The giant retailer joins Costco in making a statement that has political overtones, even if that’s not the intent.

Published

on

As we head toward a presidential election, the presumed candidates for both parties will look for issues that rally undecided voters. 

The economy will be a key issue, with Democrats pointing to job creation and lowering prices while Republicans will cite the layoffs at Big Tech companies, high housing prices, and of course, sticky inflation.

The covid pandemic created a perfect storm for inflation and higher prices. It became harder to get many items because people getting sick slowed down, or even stopped, production at some factories.

Related: Popular mall retailer shuts down abruptly after bankruptcy filing

It was also a period where demand increased while shipping, trucking and delivery systems were all strained or thrown out of whack. The combination led to product shortages and higher prices.

You might have gone to the grocery store and not been able to buy your favorite paper towel brand or find toilet paper at all. That happened partly because of the supply chain and partly due to increased demand, but at the end of the day, it led to higher prices, which some consumers blamed on President Joe Biden's administration.

Biden, of course, was blamed for the price increases, but as inflation has dropped and grocery prices have fallen, few companies have been up front about it. That's probably not a political choice in most cases. Instead, some companies have chosen to lower prices more slowly than they raised them.

However, two major retailers, Walmart (WMT) and Costco, have been very honest about inflation. Walmart Chief Executive Doug McMillon's most recent comments validate what Biden's administration has been saying about the state of the economy. And they contrast with the economic picture being painted by Republicans who support their presumptive nominee, Donald Trump.

Walmart has seen inflation drop in many key areas.

Image source: Joe Raedle/Getty Images

Walmart sees lower prices

McMillon does not talk about lower prices to make a political statement. He's communicating with customers and potential customers through the analysts who cover the company's quarterly-earnings calls.

During Walmart's fiscal-fourth-quarter-earnings call, McMillon was clear that prices are going down.

"I'm excited about the omnichannel net promoter score trends the team is driving. Across countries, we continue to see a customer that's resilient but looking for value.
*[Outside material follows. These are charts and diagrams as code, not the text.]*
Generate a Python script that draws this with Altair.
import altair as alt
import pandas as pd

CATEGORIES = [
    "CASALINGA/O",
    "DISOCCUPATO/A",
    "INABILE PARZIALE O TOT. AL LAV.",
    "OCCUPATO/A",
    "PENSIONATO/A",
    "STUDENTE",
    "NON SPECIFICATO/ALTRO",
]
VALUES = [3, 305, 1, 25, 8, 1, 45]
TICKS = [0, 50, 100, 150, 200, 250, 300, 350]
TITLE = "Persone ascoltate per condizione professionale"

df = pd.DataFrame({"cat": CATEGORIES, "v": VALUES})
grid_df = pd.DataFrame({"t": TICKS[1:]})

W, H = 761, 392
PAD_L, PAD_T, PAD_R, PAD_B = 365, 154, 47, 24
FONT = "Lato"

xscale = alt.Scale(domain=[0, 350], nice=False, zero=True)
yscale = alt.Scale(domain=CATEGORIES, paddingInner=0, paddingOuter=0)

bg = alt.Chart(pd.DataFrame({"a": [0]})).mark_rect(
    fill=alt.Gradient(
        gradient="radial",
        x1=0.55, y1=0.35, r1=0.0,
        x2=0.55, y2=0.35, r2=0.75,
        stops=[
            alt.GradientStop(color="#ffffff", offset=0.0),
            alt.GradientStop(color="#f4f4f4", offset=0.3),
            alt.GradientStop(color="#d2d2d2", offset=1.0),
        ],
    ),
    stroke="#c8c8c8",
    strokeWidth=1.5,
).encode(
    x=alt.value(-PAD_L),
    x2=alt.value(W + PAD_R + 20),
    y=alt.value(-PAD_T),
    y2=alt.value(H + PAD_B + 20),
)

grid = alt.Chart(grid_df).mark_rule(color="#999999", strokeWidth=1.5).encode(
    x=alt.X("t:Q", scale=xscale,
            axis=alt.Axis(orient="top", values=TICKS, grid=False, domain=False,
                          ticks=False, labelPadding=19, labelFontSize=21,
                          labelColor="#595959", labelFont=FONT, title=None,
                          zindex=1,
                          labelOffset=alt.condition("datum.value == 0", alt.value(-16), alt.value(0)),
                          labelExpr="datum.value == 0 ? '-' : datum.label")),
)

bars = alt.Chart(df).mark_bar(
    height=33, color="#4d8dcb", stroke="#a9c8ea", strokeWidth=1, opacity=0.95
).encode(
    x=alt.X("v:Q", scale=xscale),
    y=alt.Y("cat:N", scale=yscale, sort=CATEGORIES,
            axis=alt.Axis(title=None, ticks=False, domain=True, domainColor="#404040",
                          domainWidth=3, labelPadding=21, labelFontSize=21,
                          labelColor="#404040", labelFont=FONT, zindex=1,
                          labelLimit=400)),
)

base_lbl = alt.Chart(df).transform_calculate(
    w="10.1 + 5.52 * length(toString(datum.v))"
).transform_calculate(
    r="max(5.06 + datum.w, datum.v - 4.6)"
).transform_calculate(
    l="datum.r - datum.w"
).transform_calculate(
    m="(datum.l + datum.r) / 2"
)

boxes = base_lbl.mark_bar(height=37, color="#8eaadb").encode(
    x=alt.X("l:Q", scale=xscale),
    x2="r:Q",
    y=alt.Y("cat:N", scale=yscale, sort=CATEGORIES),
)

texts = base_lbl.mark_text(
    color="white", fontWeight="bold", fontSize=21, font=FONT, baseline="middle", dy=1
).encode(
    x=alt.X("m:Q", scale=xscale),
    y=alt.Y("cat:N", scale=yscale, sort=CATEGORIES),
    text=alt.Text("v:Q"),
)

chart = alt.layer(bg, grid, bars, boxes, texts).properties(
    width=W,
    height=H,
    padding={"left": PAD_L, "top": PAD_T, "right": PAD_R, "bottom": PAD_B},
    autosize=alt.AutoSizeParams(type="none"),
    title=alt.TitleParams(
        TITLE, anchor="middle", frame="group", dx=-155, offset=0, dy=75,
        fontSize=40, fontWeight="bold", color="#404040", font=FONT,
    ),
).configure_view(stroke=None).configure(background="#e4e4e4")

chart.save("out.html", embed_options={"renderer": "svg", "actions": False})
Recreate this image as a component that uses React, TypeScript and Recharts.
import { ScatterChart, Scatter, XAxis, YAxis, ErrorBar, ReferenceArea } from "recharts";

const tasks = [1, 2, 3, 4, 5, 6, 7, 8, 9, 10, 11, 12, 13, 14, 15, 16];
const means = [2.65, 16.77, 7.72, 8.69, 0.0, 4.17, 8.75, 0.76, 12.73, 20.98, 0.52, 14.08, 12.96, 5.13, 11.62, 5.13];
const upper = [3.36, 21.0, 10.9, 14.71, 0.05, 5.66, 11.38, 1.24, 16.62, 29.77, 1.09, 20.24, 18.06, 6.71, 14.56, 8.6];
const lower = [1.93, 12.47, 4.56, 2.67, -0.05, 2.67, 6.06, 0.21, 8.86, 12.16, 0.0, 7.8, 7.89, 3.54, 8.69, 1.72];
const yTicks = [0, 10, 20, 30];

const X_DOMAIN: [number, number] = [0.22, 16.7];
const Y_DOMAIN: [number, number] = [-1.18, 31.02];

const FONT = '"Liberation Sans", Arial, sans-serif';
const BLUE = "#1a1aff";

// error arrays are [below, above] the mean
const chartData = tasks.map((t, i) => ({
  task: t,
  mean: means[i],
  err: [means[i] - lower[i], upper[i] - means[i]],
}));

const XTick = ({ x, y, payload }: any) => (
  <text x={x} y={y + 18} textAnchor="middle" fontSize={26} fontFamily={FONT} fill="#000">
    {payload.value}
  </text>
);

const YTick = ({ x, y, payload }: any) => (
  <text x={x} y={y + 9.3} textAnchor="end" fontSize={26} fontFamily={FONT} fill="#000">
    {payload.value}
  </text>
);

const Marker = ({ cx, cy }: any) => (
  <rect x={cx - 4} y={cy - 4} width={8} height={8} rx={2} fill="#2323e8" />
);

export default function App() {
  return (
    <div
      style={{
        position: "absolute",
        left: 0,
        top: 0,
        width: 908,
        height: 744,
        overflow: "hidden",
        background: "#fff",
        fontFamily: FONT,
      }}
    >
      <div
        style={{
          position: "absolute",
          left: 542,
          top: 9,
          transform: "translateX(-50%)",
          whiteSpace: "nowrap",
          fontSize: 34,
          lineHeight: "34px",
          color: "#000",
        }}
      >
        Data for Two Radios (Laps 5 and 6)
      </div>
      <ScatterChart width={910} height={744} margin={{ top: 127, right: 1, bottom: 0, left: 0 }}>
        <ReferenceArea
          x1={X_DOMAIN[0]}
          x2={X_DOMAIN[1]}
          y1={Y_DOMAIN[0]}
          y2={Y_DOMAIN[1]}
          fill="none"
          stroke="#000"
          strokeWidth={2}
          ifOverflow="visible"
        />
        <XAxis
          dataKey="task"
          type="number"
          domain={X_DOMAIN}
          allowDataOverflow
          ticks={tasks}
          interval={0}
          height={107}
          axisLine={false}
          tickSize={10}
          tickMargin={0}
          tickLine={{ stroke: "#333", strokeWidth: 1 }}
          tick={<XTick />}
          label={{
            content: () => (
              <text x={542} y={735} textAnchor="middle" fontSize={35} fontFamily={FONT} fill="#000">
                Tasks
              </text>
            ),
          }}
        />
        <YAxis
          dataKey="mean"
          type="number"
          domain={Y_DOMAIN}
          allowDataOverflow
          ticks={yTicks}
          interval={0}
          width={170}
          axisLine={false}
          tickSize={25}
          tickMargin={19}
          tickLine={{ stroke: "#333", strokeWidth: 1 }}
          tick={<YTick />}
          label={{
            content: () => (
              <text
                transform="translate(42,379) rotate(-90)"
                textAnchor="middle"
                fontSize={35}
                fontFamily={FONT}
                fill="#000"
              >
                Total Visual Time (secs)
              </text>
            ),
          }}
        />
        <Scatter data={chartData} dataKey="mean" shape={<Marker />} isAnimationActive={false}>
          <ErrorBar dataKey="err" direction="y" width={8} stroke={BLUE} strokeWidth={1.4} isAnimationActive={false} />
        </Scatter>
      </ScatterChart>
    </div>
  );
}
As always, we're working hard to deliver that for them, including through our rollbacks on food pricing in Walmart U.S. Those were up significantly in Q4 versus last year, following a big increase in Q3," he said.

He was specific about where the chain has seen prices go down.

"Our general merchandise prices are lower than a year ago and even two years ago in some categories, which means our customers are finding value in areas like apparel and hard lines," he said. "In food, prices are lower than a year ago in places like eggs, apples, and deli snacks, but higher in other places like asparagus and blackberries."

McMillon said that in other areas prices were still up but have been falling.

"Dry grocery and consumables categories like paper goods and cleaning supplies are up mid-single digits versus last year and high teens versus two years ago. Private-brand penetration is up in many of the countries where we operate, including the United States," he said.

Costco sees almost no inflation impact

McMillon avoided the word inflation in his comments. Costco  (COST)  Chief Financial Officer Richard Galanti, who steps down on March 15, has been very transparent on the topic.

The CFO commented on inflation during his company's fiscal-first-quarter-earnings call.

"Most recently, in the last fourth-quarter discussion, we had estimated that year-over-year inflation was in the 1% to 2% range. Our estimate for the quarter just ended, that inflation was in the 0% to 1% range," he said.

Galanti made clear that inflation (and even deflation) varied by category.

"A bigger deflation in some big and bulky items like furniture sets due to lower freight costs year over year, as well as on things like domestics, bulky lower-priced items, again, where the freight cost is significant. Some deflationary items were as much as 20% to 30% and, again, mostly freight-related," he added.